Freedom of the press is a phrase which, like many others in common use—liberty of the subject, the democratic way of life, our common destiny, etc. —means much or little according to the thought and understanding which we are prepared to give to it—and to the political climate in which the phrase is uttered. To pile platitude upon cliche, Mr Stalin and Mr Churchill, for instance, have somewhat different ideas of what democracy means and what freedom consists of. * * * * Newspapermen think they know what freedom of the press means. So, no doubt, does the reader. Sometimes he thinks the press too free. Sometimes (for instance, when he writes an indignant letter saying -he favourite was pulled, the judges were crooked and the stewards corrupt, and his letter is not printed) he considers the press not free enough. But all in all, both the newspaperman and the reader are likely to stray into realms of mysticism when they attempt to explain that simple-sounding phrase. * * * * For the five-score newspapermen who foregathered in Canada this June a main preoccupation was the clearing away of the mystical aura surrounding press freedom. There have been thousands of definitions, and hundreds of applications, of this proposition, and we intend to refrain from citing the “Areopagatica ” of John Milton, the puerile punditory of Pravda or the excesses of the yellow sections of the English and Amercian press, in support or excuse of the liberty which the printed' word is allowed under our benign system. Our own favourite definition was set down m 1784, not by an orator or a publisher but by a plain jurist, Lord Mansfield, who in Rex v. the Dean of St. Asaph said: “The liberty of the press consists in printing without previous licence, subject to the consequences of the law.” Fault it who can? * * * * The press representatives who assembled at Ottawa, in the vast gilded ballroom of the Chateau Laurier, were not there to challenge this strict legal interpretation; but rather were they ready to limit it. This was one of the impressive facts of the Seventh Imperial Press Conference, that men whose trade is selling news and opinion, whose work is to some extent made worrying and legally hazardous by law (and a law that reacts harshly against them on occasion; but we are not concerned with libel action here), were ready to confine their licence to print, not to use the wealth, the influence or the authority behind them to claim expansion of it.

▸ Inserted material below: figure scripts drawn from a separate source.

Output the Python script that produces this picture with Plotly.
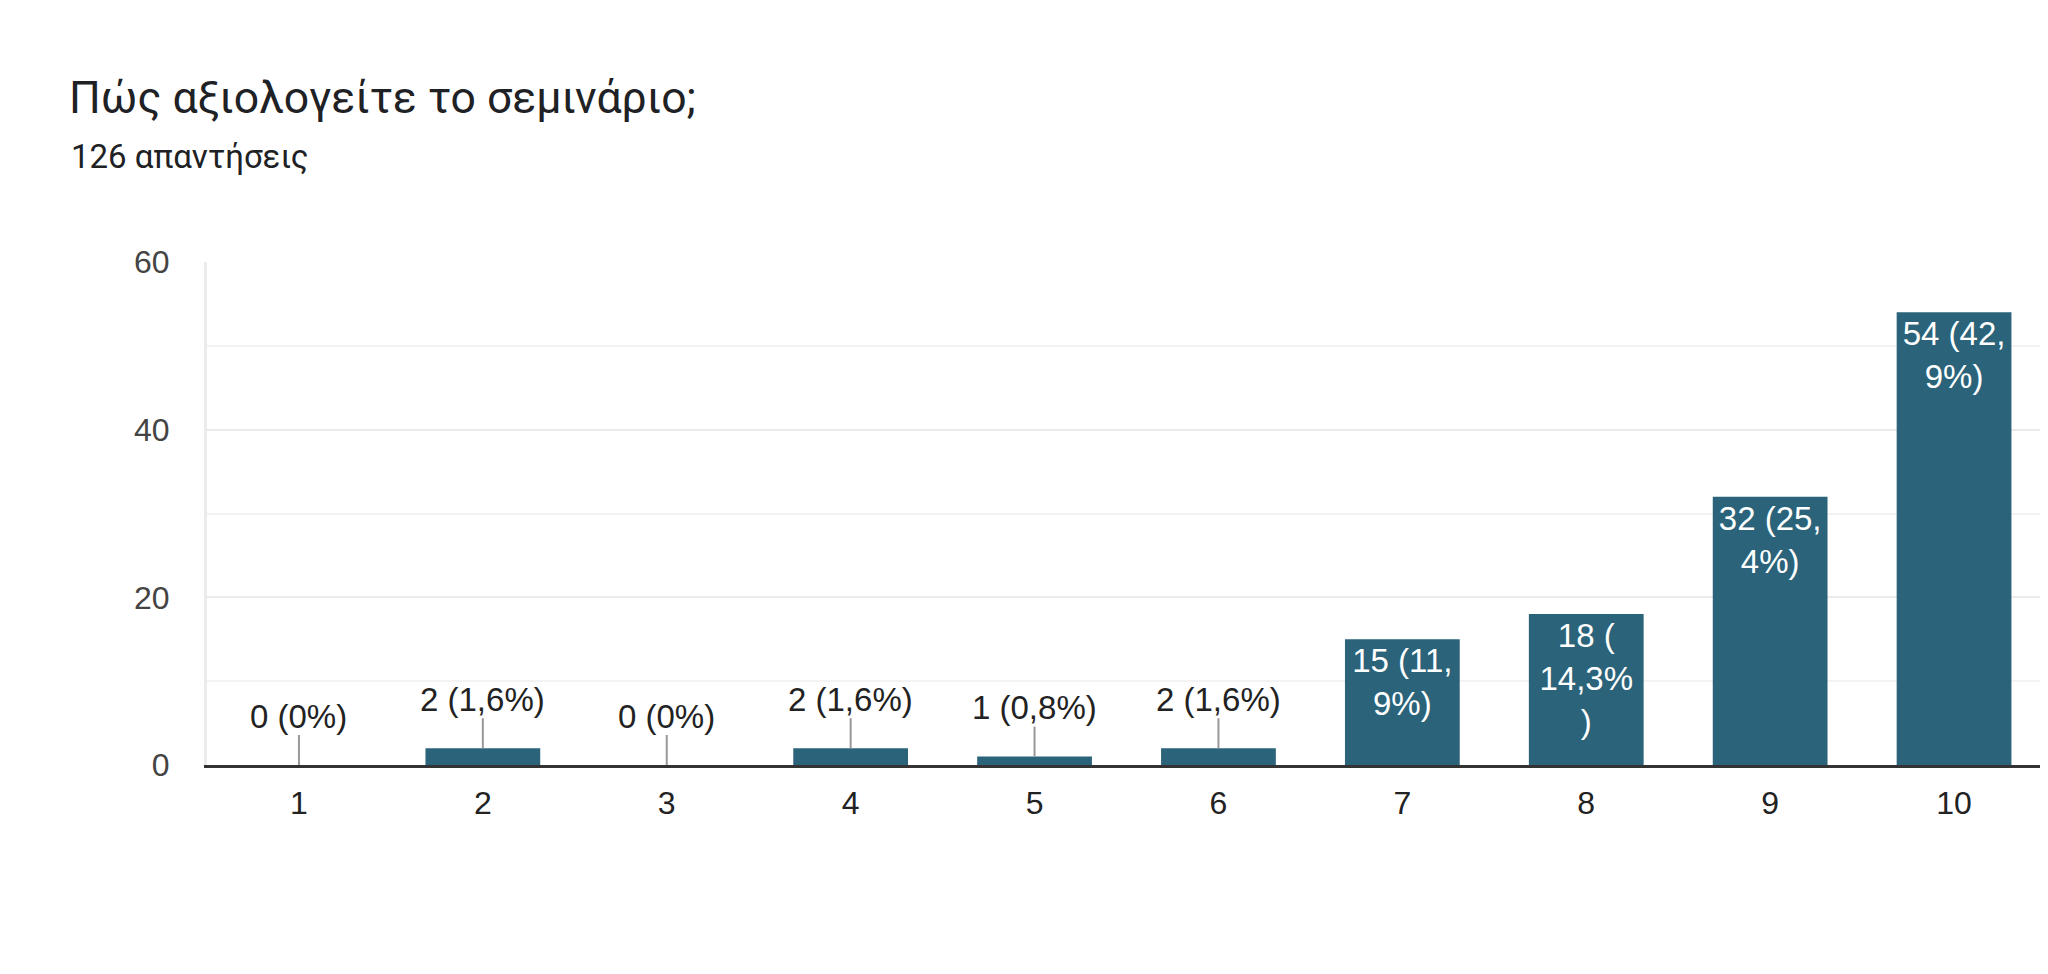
import plotly.graph_objects as go

# ---- data ----
categories = [1, 2, 3, 4, 5, 6, 7, 8, 9, 10]
counts = [0, 2, 0, 2, 1, 2, 15, 18, 32, 54]
labels = ["0 (0%)", "2 (1,6%)", "0 (0%)", "2 (1,6%)", "1 (0,8%)", "2 (1,6%)",
          "15 (11,<br>9%)", "18 (<br>14,3%<br>)", "32 (25,<br>4%)", "54 (42,<br>9%)"]
inside = [False, False, False, False, False, False, True, True, True, True]
y_ticks = [0, 20, 40, 60]
y_minor = [10, 30, 50]
title_text = "Πώς αξιολογείτε το σεμινάριο;"
subtitle_text = "126 απαντήσεις"

BAR = "#2a637a"
FONT = "Arial, Liberation Sans, sans-serif"

# page body adds a margin around the figure
W, H = 2043, 966
ML, MR, MT, MB = 199, 2, 254, 209

fig = go.Figure()
fig.add_trace(go.Bar(
    x=categories, y=counts,
    marker=dict(color=BAR, line=dict(width=0)),
    text=[t if i else "" for t, i in zip(labels, inside)],
    textposition="inside", insidetextanchor="end",
    textangle=0, constraintext="none",
    insidetextfont=dict(family=FONT, size=33, color="#ffffff"),
    hoverinfo="skip",
))

annotations = []
for c, v, t, i in zip(categories, counts, labels, inside):
    if i:
        continue
    annotations.append(dict(
        x=c, y=v, xref="x", yref="y", text=t,
        showarrow=True, arrowhead=0, arrowwidth=2, arrowcolor="#999999",
        ax=0, ay=-49, standoff=0, borderpad=0,
        font=dict(family=FONT, size=33, color="#222222"),
    ))

plot_h = H - MT - MB
plot_w = W - ML - MR
annotations.append(dict(
    text=subtitle_text, xref="paper", yref="paper",
    x=(61 - ML) / plot_w, y=(H - MB - 148) / plot_h,
    xanchor="left", yanchor="middle", showarrow=False,
    font=dict(family="Roboto", size=33, color="#202124"),
))

fig.update_layout(
    width=W, height=H,
    margin=dict(l=ML, r=MR, t=MT, b=MB, pad=0),
    paper_bgcolor="white", plot_bgcolor="white",
    bargap=0.376,
    showlegend=False,
    title=dict(text=title_text, x=61 / W, xanchor="left", xref="container",
               y=1 - 89 / H, yanchor="middle", yref="container",
               font=dict(family="Roboto", size=44.5, color="#202124")),
    annotations=annotations,
    xaxis=dict(
        range=[0.5, 10.5], tickvals=categories, ticktext=[str(c) for c in categories],
        showgrid=False, zeroline=False,
        showline=True, linecolor="#333333", linewidth=3,
        ticks="outside", ticklen=8, tickcolor="rgba(0,0,0,0)",
        tickfont=dict(family=FONT, size=32, color="#222222"),
    ),
    yaxis=dict(
        range=[0, 60], tickvals=y_ticks, showgrid=True,
        gridcolor="#ebebeb", gridwidth=2,
        zeroline=False, showline=True, mirror=True,
        linecolor="#ebebeb", linewidth=3,
        ticks="outside", ticklen=28, tickcolor="rgba(0,0,0,0)",
        tickfont=dict(family=FONT, size=32, color="#444444"),
        minor=dict(tickvals=y_minor, showgrid=True, gridcolor="#f3f3f3", gridwidth=2),
    ),
)

fig.write_html("out.html")
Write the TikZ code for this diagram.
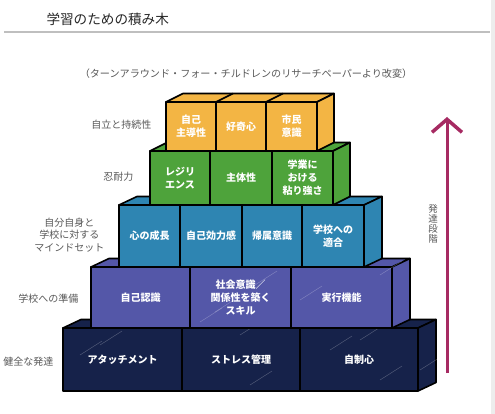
\documentclass[tikz,border=0pt]{standalone}
\usepackage{fontspec}
\newfontfamily\jp{Noto Sans CJK JP}
\usetikzlibrary{arrows.meta}
\definecolor{cY}{HTML}{F3B544}
\definecolor{cG}{HTML}{4EA33B}
\definecolor{cB}{HTML}{2E85B2}
\definecolor{cP}{HTML}{5457A8}
\definecolor{cN}{HTML}{16224A}
\definecolor{cA}{HTML}{A62A62}
\definecolor{cT}{HTML}{595959}
\tikzset{
  blk/.style={draw=black, line width=1.6pt, outer sep=0pt, inner sep=1pt, align=center,
    text=white, font=\jp\bfseries\fontsize{10}{13}\selectfont, line join=round},
  face/.style={draw=black, line width=1.6pt, line join=round},
  lbl/.style={anchor=east, text=cT, align=center, font=\jp\fontsize{10}{12.5}\selectfont},
  sheen/.style={white, opacity=0.25, line width=0.5pt},
}
\begin{document}
\begin{tikzpicture}[x=1pt,y=-1pt]
\useasboundingbox (0,0) rectangle (495,414);
\fill[white] (0,0) rectangle (495,414);
\fill[black!7] (491,0) rectangle (495,414);
% title
\node[anchor=west, text=black!85, font=\jp\fontsize{13.6}{16}\selectfont] (title) at (43,19) {学習のための積み木};
\coordinate (rl) at (4,32); \coordinate (rr) at (490,32);
\draw[black!25, line width=1.5pt] (rl) -- (rr);
\node[text=cT, font=\jp\fontsize{10.1}{12}\selectfont] (sub) at (246,74) {（ターンアラウンド・フォー・チルドレンのリサーチペーパーより改変）};

% ---------- row 1 navy ----------
\coordinate (d) at (18,-8.5);
\filldraw[face, fill=cN] (63,328) -- ++(18,-8.5) -- (436,319.5) -- (418,328) -- cycle;
\filldraw[face, fill=cN] (418,328) -- (436,319.5) -- (436,382.5) -- (418,391) -- cycle;
\node[blk, fill=cN, minimum width=119pt, minimum height=63pt] (n1a) at (122.5,359.5) {アタッチメント};
\node[blk, fill=cN, minimum width=118pt, minimum height=63pt] (n1b) at (241,359.5) {ストレス管理};
\node[blk, fill=cN, minimum width=118pt, minimum height=63pt] (n1c) at (359,359.5) {自制心};
\foreach \a/\b in {80/355,100/345,240/335,250/385,330/350,360/340,380/380,420/370}{
  \draw[sheen] (\a,\b) -- ++(22,-14);}

% ---------- row 2 purple ----------
\filldraw[face, fill=cP] (91,267) -- ++(18,-8.5) -- (410,258.5) -- (392,267) -- cycle;
\filldraw[face, fill=cP] (392,267) -- (410,258.5) -- (410,319.5) -- (392,328) -- cycle;
\node[blk, fill=cP, minimum width=99pt, minimum height=61pt] (p2a) at (140.5,297.5) {自己認識};
\node[blk, fill=cP, minimum width=101pt, minimum height=61pt] (p2b) at (240.5,297.5) {社会意識／\\関係性を築く\\スキル};
\node[blk, fill=cP, minimum width=101pt, minimum height=61pt] (p2c) at (341.5,297.5) {実行機能};
\foreach \a/\b in {200/322,215/312,300/300,380/275,255/285}{
  \draw[sheen] (\a,\b) -- ++(22,-14);}

% ---------- row 3 blue ----------
\filldraw[face, fill=cB] (119,205) -- ++(18,-8.5) -- (382,196.5) -- (364,205) -- cycle;
\filldraw[face, fill=cB] (364,205) -- (382,196.5) -- (382,258.5) -- (364,267) -- cycle;
\node[blk, fill=cB, minimum width=61pt, minimum height=62pt] (b3a) at (149.5,236) {心の成長};
\node[blk, fill=cB, minimum width=62pt, minimum height=62pt] (b3b) at (211,236) {自己効力感};
\node[blk, fill=cB, minimum width=60pt, minimum height=62pt] (b3c) at (272,236) {帰属意識};
\node[blk, fill=cB, minimum width=62pt, minimum height=62pt] (b3d) at (333,236) {学校への\\適合};

% ---------- row 4 green ----------
\filldraw[face, fill=cG] (150,151) -- ++(17,-8.5) -- (350,142.5) -- (333,151) -- cycle;
\filldraw[face, fill=cG] (333,151) -- (350,142.5) -- (350,196.5) -- (333,205) -- cycle;
\node[blk, fill=cG, minimum width=60pt, minimum height=54pt] (g4a) at (180,178) {レジリ\\エンス};
\node[blk, fill=cG, minimum width=62pt, minimum height=54pt] (g4b) at (241,178) {主体性};
\node[blk, fill=cG, minimum width=61pt, minimum height=54pt] (g4c) at (302.5,178) {学業に\\おける\\粘り強さ};

% ---------- row 5 yellow ----------
\filldraw[face, fill=cY] (166,102) -- ++(17,-8.5) -- (334,93.5) -- (317,102) -- cycle;
\draw[face] (216,102) -- ++(17,-8.5);
\draw[face] (266,102) -- ++(17,-8.5);
\filldraw[face, fill=cY] (317,102) -- (334,93.5) -- (334,142.5) -- (317,151) -- cycle;
\node[blk, fill=cY, minimum width=50pt, minimum height=49pt] (y5a) at (191,126.5) {自己\\主導性};
\node[blk, fill=cY, minimum width=50pt, minimum height=49pt] (y5b) at (241,126.5) {好奇心};
\node[blk, fill=cY, minimum width=51pt, minimum height=49pt] (y5c) at (291.5,126.5) {市民\\意識};

% ---------- left labels ----------
\node[lbl] (l5) at (155,125) {自立と持続性};
\node[lbl] (l4) at (137,177) {忍耐力};
\node[lbl] (l3) at (108,235) {自分自身と\\学校に対する\\マインドセット};
\node[lbl] (l2) at (82,299) {学校への準備};
\node[lbl] (l1) at (57,362) {健全な発達};

% ---------- arrow ----------
\coordinate (arrB) at (447,373);
\coordinate (arrT) at (447,117);
\draw[cA, line width=3pt, -{Straight Barb[length=13pt, width=30pt, line width=3.5pt]}] (arrB) -- (arrT);
\node[text=cT, align=center, font=\jp\fontsize{9.5}{9.8}\selectfont] (stage) at (433,224) {発\\達\\段\\階};
\end{tikzpicture}
\end{document}
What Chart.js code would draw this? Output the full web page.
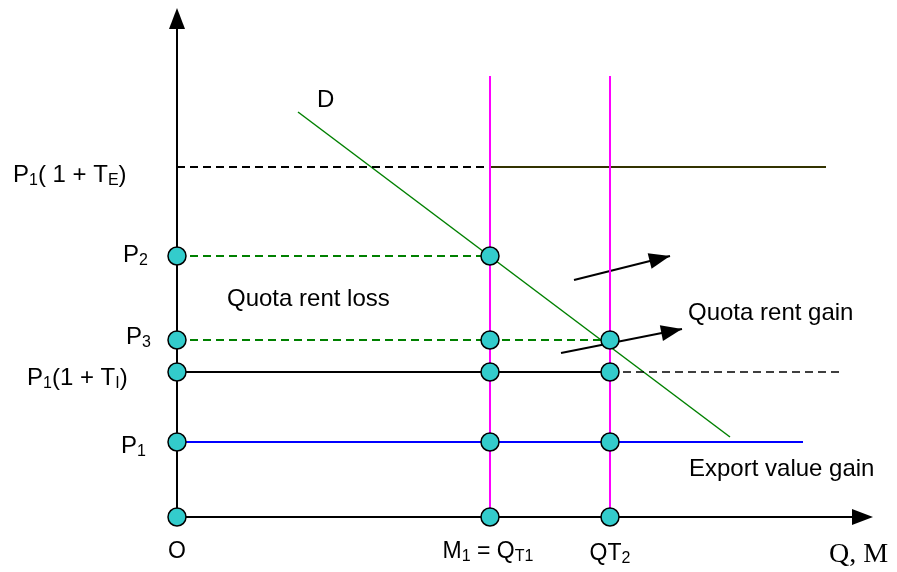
<!DOCTYPE html>
<html>
<head>
<meta charset="utf-8">
<script src="https://cdn.jsdelivr.net/npm/chart.js@4.4.0/dist/chart.umd.min.js"></script>
<style>
  html, body { margin: 0; padding: 0; background: #fff; }
  #wrap { width: 897px; height: 572px; }
</style>
</head>
<body>
<div id="wrap"><canvas id="quota" width="897" height="572"></canvas></div>
<script>
// quantities on the Q, M axis
var qT1 = 31.3;
var qT2 = 43.3;
// price levels
var p1 = 7.5;
var p1Ti = 14.5;
var p3 = 17.7;
var p2 = 26.1;
var p1Te = 35.0;
// demand curve end points
var demandX = [12.1, 55.3];
var demandY = [40.5, 8.0];
// line ends
var axisTopY = 48.9, axisEndX = 67.5;
var pinkTop = 44.1;
var p1End = 62.6, p1TiEnd = 66.6, p1TeEnd = 64.9;
// arrows [from x, from y, to x, to y]
var arrow1 = [39.7, 23.7, 49.3, 26.1];
var arrow2 = [38.4, 16.4, 50.5, 18.8];

var dotX = [0, 0, 0, 0, 0, qT1, qT1, qT1, qT1, qT1, qT2, qT2, qT2, qT2];
var dotY = [p2, p3, p1Ti, p1, 0, p2, p3, p1Ti, p1, 0, p3, p1Ti, p1, 0];

function seg(x1, y1, x2, y2, color, width, dash) {
    return {
        data: [{x: x1, y: y1}, {x: x2, y: y2}],
        showLine: true,
        borderColor: color,
        borderWidth: width,
        borderDash: dash || [],
        pointRadius: 0,
        order: 1
    };
}

var dots = [];
for (var i = 0; i < dotX.length; i++) dots.push({x: dotX[i], y: dotY[i]});

var datasets = [
    {
        data: dots,
        showLine: false,
        pointRadius: 9,
        pointBackgroundColor: '#33CCCC',
        pointBorderColor: '#000',
        pointBorderWidth: 1.5,
        order: 0
    },
    seg(0, 0, 0, axisTopY, '#000', 2),
    seg(0, 0, axisEndX, 0, '#000', 2),
    seg(qT1, 0, qT1, pinkTop, '#FF00FF', 2),
    seg(qT2, 0, qT2, pinkTop, '#FF00FF', 2),
    seg(0, p1Te, qT1, p1Te, '#000', 2, [8, 5]),
    seg(qT1, p1Te, p1TeEnd, p1Te, '#333300', 2),
    seg(0, p2, qT1, p2, '#008000', 2, [8, 5]),
    seg(0, p3, qT2, p3, '#008000', 2, [8, 5]),
    seg(0, p1Ti, qT2, p1Ti, '#000', 2),
    seg(qT2, p1Ti, p1TiEnd, p1Ti, '#000', 1.5, [8, 5]),
    seg(0, p1, p1End, p1, '#0000FF', 2),
    seg(demandX[0], demandY[0], demandX[1], demandY[1], '#008000', 1.5),
    seg(arrow1[0], arrow1[1], arrow1[2], arrow1[3], '#000', 2),
    seg(arrow2[0], arrow2[1], arrow2[2], arrow2[3], '#000', 2)
];

// text with subscripts: [text, isSub]
function rich(ctx, parts, x, y, size, align) {
    var sub = 16;
    var w = 0;
    parts.forEach(function (p) {
        ctx.font = (p[1] ? sub : size) + 'px "Liberation Sans", Arial, sans-serif';
        w += ctx.measureText(p[0]).width;
    });
    if (align === 'center') x -= w / 2;
    parts.forEach(function (p) {
        ctx.font = (p[1] ? sub : size) + 'px "Liberation Sans", Arial, sans-serif';
        ctx.fillText(p[0], x, p[1] ? y + 3 : y);
        x += ctx.measureText(p[0]).width;
    });
}

function head(ctx, xs, ys, a) {
    var x1 = xs.getPixelForValue(a[0]), y1 = ys.getPixelForValue(a[1]);
    var x2 = xs.getPixelForValue(a[2]), y2 = ys.getPixelForValue(a[3]);
    var ang = Math.atan2(y2 - y1, x2 - x1);
    var len = 21, hw = 8;
    ctx.beginPath();
    ctx.moveTo(x2, y2);
    ctx.lineTo(x2 - len * Math.cos(ang) + hw * Math.sin(ang), y2 - len * Math.sin(ang) - hw * Math.cos(ang));
    ctx.lineTo(x2 - len * Math.cos(ang) - hw * Math.sin(ang), y2 - len * Math.sin(ang) + hw * Math.cos(ang));
    ctx.closePath();
    ctx.fill();
}

var extras = {
    id: 'extras',
    afterDatasetsDraw: function (chart) {
        var ctx = chart.ctx, xs = chart.scales.x, ys = chart.scales.y;
        ctx.save();
        ctx.fillStyle = '#000';
        ctx.textBaseline = 'alphabetic';
        // axis arrow heads
        head(ctx, xs, ys, [0, 0, 0, 50.9]);
        head(ctx, xs, ys, [0, 0, 69.6, 0]);
        head(ctx, xs, ys, arrow1);
        head(ctx, xs, ys, arrow2);

        var s = 24;
        rich(ctx, [['P', 0], ['1', 1], ['( 1 + T', 0], ['E', 1], [')', 0]], 13, 182, s);
        rich(ctx, [['P', 0], ['2', 1]], 123, 262, s);
        rich(ctx, [['P', 0], ['3', 1]], 126, 344, s);
        rich(ctx, [['P', 0], ['1', 1], ['(1 + T', 0], ['I', 1], [')', 0]], 27, 385, s);
        rich(ctx, [['P', 0], ['1', 1]], 121, 453, s);
        rich(ctx, [['D', 0]], 317, 107, s);
        rich(ctx, [['Quota rent loss', 0]], 227, 306, s);
        rich(ctx, [['Quota rent gain', 0]], 688, 320, s);
        rich(ctx, [['Export value gain', 0]], 689, 476, s);
        rich(ctx, [['O', 0]], xs.getPixelForValue(0), 558, 23, 'center');
        rich(ctx, [['M', 0], ['1', 1], [' = Q', 0], ['T1', 1]], xs.getPixelForValue(qT1) - 2, 558, 23, 'center');
        rich(ctx, [['QT', 0], ['2', 1]], xs.getPixelForValue(qT2), 560, 23, 'center');
        ctx.font = '28px "Liberation Serif", "Times New Roman", serif';
        ctx.fillText('Q, M', 829, 562);
        ctx.restore();
    }
};

new Chart(document.getElementById('quota').getContext('2d'), {
    type: 'scatter',
    data: { datasets: datasets },
    options: {
        responsive: false,
        animation: false,
        layout: { padding: 0, autoPadding: false },
        scales: {
            x: { type: 'linear', display: false, min: -17.7, max: 72.0 },
            y: { type: 'linear', display: false, min: -5.5, max: 51.7 }
        },
        plugins: {
            legend: { display: false },
            tooltip: { enabled: false }
        },
        elements: { line: { tension: 0 } }
    },
    plugins: [extras]
});
</script>
</body>
</html>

Leaving out all of the discussion which was more often sensible than inspired, and also the perorations which were sometimes more inspiriting than sensible, we come to the heart of the matter in the conference’s somewhat heavy-handed resolution which declared: The press should enjoy by right the full freedom of expression that is secured by every individual, which freedom should in no case be restricted, save for specific transgression, proved to the satisfaction of a competent court of justice, of the known and generally applicable law. Those who have read thus far might perchance peruse this statement a second time. The subject-matter warrants it. * * * * This somewhat turgid and official resolution has a very positive meaning. It means that the press enjoys no special position in the community, and claims none; that the newspaper as an institution has no more liberty, and no greater freedom to say what it likes, than you or I possess as our right, and are guaranteed by the law. It means that the press asks no privileges or special favours, that it rests content to carry the same responsibility to behave itself in the society in which it lives as does the ordinary citizen. * * * * It means also—conversely, as we say—that the press asks, nay, demands, the same liberties and the same tolerance that the citizen has. Claiming nothing of indulgence that is not free to all, the newspaper is entitled also to speak and act as freely as any man—no more freely, but no less freely. This is what the Empire press accepts, and is happy to accept, as its licence to print. If the deliberations of a hundred newspaper publishers and editors, called together from all parts of the Commonwealth (from the United Kingdon, Canada, South Africa, Australia, New Zealand, India, Pakistan, Ceylon, Gibraltar, Singapore, Bermudas, Bahamas, the British West Indies) had yielded no other resolution, and imparted no other understanding than this wise re-statement of the place of the press in a democracy, then the conference would still, we believe, have been worth the calling. If, as newspaper 51e, we like to believe that the ic has faith in our responsibility and our principles, then are we not entitled also to have faith in the public to approve and assure us our rights as equal to their own? J. M. (Continued on Saturday)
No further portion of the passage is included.